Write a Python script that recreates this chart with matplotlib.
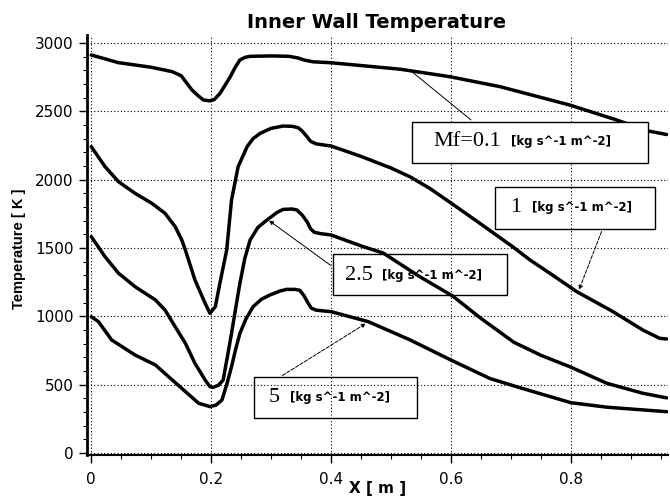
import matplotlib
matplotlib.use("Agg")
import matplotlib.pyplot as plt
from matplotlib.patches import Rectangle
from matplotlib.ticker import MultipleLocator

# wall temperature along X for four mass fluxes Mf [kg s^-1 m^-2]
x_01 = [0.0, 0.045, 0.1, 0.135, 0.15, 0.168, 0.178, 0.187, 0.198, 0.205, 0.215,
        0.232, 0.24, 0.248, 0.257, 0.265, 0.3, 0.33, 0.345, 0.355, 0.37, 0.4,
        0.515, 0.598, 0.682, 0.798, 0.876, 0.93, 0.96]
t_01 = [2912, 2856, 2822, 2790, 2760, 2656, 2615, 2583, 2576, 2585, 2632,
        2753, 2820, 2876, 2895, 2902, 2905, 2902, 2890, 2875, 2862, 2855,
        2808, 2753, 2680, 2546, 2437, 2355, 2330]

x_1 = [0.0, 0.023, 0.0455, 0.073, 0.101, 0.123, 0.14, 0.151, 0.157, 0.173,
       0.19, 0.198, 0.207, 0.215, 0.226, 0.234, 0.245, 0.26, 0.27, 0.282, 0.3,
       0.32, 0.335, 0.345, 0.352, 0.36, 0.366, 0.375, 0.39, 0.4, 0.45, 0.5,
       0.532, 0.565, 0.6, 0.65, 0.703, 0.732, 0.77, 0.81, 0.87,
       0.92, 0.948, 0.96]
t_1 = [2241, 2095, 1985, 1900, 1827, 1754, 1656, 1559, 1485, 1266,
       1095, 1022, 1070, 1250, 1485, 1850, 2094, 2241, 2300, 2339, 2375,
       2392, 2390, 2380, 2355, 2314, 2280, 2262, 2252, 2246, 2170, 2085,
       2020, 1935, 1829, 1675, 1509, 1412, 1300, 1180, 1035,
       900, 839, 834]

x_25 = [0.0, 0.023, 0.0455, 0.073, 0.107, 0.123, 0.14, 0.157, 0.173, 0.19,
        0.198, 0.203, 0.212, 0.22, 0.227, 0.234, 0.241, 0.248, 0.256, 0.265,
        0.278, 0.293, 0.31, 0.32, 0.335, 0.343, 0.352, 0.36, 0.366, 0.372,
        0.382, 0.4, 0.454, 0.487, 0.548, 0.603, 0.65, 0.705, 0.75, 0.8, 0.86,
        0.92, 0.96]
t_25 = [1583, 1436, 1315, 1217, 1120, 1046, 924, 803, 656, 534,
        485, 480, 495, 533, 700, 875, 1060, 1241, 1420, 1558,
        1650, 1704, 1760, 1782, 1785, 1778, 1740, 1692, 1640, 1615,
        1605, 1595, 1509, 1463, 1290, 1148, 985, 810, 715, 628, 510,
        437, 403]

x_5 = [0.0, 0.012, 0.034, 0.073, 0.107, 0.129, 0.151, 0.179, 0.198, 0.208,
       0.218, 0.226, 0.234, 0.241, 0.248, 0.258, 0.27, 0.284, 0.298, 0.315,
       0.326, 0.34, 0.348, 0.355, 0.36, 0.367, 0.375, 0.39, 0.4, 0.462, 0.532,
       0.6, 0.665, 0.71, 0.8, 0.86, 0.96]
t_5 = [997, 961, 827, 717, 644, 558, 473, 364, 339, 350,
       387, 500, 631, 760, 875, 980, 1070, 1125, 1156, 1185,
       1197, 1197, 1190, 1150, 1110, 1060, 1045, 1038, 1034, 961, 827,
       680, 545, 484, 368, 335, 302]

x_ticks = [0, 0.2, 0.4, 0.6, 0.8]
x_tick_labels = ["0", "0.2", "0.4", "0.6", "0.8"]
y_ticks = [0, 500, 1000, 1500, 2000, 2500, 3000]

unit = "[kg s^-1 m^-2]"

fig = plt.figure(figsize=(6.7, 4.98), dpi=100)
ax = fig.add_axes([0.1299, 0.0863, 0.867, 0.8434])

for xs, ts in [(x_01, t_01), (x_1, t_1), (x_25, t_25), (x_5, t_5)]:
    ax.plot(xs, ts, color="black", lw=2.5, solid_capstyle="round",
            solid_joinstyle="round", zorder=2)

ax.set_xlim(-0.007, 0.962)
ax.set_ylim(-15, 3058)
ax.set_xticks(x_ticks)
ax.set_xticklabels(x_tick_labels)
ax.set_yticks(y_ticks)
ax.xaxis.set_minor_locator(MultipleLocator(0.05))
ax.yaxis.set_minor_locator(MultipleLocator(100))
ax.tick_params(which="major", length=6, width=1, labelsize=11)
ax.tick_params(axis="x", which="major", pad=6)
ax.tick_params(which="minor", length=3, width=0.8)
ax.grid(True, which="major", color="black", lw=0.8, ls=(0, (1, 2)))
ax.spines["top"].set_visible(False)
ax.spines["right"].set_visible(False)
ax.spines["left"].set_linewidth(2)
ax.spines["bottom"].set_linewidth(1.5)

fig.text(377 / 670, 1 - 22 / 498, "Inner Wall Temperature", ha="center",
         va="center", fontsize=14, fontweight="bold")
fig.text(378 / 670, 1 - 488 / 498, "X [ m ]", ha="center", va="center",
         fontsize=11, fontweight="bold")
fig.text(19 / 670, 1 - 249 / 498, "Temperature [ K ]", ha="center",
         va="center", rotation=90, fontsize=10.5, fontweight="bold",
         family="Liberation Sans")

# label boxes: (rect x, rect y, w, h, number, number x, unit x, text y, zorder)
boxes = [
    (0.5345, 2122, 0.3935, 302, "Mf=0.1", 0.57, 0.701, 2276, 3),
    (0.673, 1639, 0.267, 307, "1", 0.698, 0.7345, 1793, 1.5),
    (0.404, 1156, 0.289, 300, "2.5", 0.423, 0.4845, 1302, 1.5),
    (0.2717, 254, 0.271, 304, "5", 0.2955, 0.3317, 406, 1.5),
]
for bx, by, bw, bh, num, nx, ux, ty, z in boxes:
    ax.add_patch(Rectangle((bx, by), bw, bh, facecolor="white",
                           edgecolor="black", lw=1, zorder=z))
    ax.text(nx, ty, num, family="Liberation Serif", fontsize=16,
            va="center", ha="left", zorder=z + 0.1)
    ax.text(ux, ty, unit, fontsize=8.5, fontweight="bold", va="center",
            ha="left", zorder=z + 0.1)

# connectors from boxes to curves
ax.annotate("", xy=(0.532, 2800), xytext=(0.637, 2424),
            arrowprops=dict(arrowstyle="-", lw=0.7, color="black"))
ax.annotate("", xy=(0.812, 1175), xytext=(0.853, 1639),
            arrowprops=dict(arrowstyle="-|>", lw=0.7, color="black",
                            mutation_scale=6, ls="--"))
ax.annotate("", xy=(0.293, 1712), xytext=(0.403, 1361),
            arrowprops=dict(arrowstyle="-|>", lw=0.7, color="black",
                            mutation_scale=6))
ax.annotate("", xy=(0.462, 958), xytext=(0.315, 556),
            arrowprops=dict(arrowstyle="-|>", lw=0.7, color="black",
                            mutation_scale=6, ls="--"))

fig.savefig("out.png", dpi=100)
-=-=-
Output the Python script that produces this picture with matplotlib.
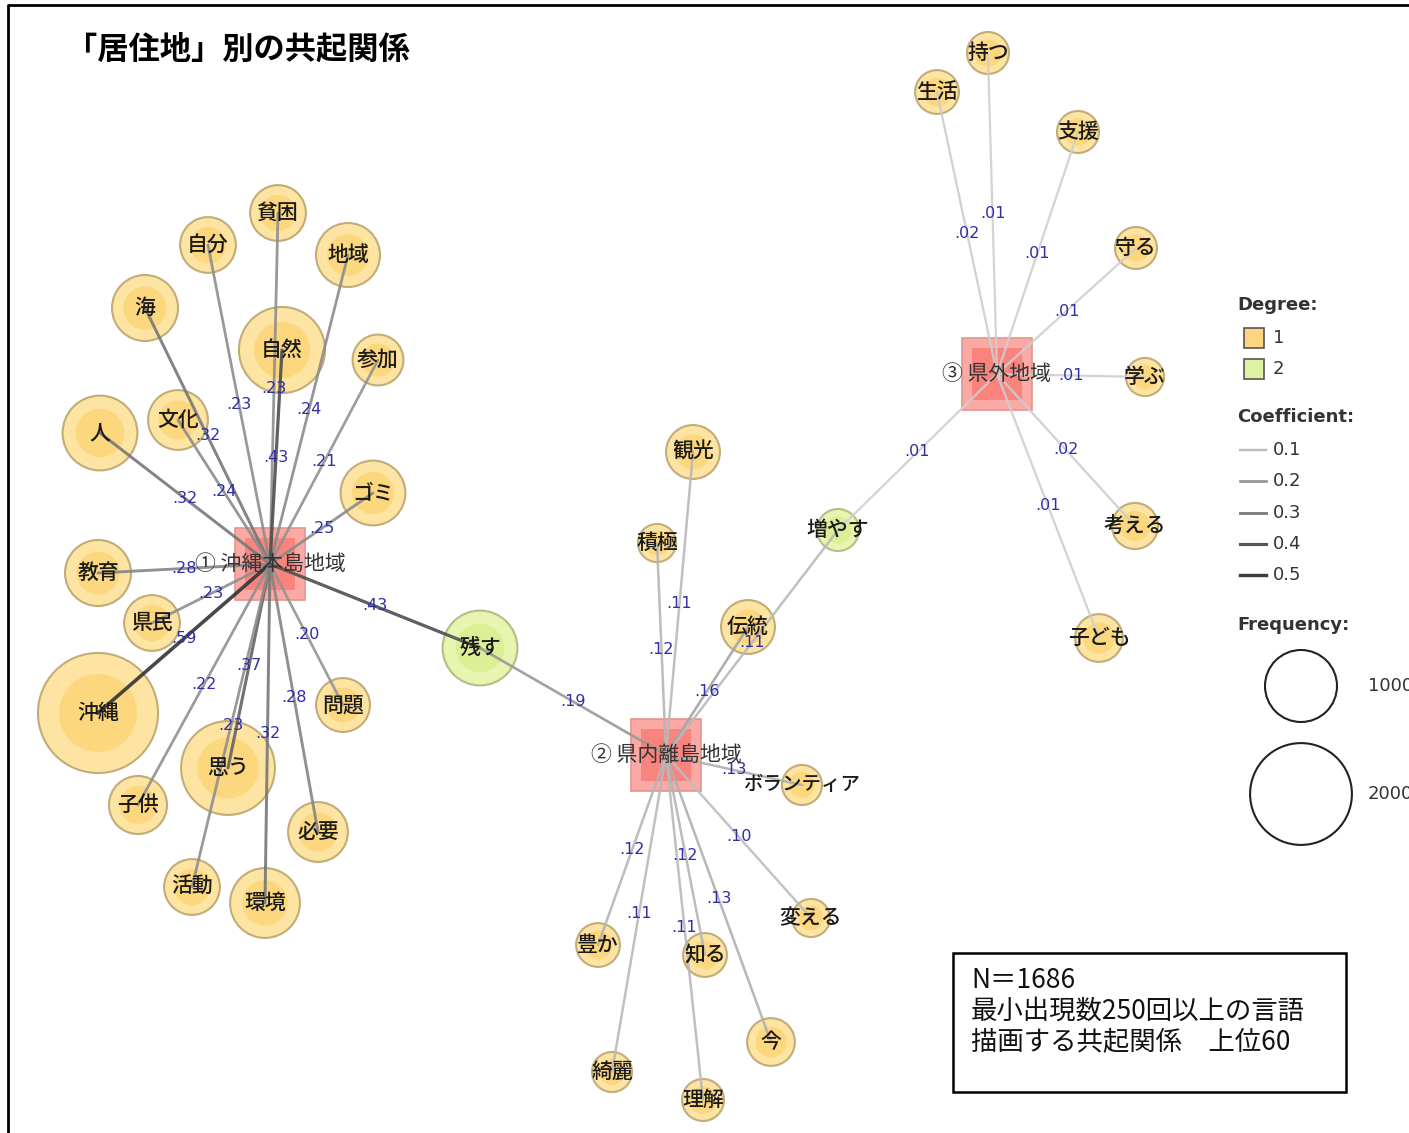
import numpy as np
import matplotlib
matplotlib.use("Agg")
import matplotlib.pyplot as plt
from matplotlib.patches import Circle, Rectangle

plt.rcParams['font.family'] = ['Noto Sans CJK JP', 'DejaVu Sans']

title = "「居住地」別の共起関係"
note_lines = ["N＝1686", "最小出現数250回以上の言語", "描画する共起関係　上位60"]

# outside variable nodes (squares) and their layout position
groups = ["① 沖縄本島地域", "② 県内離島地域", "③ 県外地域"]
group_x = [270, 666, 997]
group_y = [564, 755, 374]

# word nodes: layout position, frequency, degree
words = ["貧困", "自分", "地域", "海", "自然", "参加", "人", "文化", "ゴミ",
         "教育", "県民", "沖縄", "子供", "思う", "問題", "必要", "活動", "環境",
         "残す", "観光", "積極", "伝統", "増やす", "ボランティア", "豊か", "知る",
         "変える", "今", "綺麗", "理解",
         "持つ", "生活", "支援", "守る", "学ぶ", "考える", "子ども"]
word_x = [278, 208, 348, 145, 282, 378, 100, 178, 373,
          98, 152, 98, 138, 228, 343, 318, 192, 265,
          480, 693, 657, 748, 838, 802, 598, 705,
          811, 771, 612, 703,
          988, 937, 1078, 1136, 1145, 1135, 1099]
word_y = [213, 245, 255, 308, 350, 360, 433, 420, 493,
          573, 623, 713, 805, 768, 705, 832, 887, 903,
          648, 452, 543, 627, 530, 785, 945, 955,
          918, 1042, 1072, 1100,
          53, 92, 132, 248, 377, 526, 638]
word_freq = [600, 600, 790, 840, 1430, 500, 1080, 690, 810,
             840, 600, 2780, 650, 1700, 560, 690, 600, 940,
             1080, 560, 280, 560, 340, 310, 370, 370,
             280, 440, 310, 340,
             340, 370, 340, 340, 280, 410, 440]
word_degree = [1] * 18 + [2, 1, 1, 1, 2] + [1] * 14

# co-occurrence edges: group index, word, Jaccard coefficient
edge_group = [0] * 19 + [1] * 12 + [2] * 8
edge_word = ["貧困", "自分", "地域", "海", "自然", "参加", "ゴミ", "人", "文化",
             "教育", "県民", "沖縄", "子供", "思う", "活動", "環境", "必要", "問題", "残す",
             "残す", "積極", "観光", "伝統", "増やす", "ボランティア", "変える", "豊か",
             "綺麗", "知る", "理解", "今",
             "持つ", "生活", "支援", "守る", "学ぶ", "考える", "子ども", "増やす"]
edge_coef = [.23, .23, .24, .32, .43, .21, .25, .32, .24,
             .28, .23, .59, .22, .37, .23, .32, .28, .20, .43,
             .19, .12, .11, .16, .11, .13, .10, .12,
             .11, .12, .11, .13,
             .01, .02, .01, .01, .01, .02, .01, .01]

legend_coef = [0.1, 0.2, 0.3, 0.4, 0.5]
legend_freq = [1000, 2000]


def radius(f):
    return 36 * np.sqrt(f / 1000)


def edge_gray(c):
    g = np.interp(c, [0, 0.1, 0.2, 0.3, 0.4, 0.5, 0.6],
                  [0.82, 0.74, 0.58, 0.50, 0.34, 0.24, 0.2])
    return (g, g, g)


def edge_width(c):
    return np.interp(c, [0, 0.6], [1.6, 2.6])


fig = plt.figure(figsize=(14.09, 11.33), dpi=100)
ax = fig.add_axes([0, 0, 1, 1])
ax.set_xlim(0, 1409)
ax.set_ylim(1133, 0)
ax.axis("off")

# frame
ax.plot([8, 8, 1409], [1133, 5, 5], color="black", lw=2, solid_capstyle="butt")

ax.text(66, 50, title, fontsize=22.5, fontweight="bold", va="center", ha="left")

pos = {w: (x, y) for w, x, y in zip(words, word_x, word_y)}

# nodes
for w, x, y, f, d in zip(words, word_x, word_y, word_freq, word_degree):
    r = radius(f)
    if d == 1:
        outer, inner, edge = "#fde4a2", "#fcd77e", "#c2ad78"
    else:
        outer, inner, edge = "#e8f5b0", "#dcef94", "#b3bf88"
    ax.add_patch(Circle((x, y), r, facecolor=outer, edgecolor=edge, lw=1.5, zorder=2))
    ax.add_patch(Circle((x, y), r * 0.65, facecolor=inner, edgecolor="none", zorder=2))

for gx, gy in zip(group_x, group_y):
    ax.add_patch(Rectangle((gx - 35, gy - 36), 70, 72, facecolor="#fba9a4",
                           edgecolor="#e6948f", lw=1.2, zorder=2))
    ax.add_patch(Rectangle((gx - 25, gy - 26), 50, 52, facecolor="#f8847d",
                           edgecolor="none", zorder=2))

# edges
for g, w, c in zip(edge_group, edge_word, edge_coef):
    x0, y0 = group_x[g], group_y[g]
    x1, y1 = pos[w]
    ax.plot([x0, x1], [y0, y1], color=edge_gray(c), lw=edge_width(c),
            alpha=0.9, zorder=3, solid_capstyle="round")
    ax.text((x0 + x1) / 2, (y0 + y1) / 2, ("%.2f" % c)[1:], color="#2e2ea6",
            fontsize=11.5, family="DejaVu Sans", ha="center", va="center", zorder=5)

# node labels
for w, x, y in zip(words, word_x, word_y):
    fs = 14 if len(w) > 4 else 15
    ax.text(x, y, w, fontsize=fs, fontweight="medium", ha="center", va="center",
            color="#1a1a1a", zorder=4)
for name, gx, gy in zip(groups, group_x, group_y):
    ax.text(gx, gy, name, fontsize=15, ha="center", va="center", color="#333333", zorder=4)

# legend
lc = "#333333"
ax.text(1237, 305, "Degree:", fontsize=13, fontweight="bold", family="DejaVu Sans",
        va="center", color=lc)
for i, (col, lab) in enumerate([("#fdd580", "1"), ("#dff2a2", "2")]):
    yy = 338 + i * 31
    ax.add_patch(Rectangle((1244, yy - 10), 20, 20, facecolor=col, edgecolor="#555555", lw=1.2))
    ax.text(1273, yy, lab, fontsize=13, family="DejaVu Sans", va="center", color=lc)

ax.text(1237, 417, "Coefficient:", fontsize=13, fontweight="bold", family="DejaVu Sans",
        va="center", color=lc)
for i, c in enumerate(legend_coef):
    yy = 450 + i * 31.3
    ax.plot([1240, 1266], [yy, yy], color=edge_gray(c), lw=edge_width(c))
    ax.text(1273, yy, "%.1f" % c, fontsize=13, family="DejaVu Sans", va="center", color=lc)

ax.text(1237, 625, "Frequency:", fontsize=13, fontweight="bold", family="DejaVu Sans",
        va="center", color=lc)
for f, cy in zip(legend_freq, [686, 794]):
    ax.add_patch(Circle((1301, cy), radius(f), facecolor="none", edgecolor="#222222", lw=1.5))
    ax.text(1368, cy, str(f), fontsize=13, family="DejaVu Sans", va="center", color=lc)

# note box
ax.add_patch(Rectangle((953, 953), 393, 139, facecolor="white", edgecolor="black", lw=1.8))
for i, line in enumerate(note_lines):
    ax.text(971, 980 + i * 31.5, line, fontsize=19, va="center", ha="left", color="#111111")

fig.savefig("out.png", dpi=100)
-=-=-
### TASK REQUIREMENTS:
Reproduce the entries exactly, from the line with "Write a Python" to the line with "from matplotlib.ticker import MultipleLocator", both lines included, keeping no pictures.

### CORRECT RESULT:
Write a Python script that recreates this chart with matplotlib.
import matplotlib
matplotlib.use("Agg")
import matplotlib.pyplot as plt
from matplotlib.patches import Rectangle
from matplotlib.ticker import MultipleLocator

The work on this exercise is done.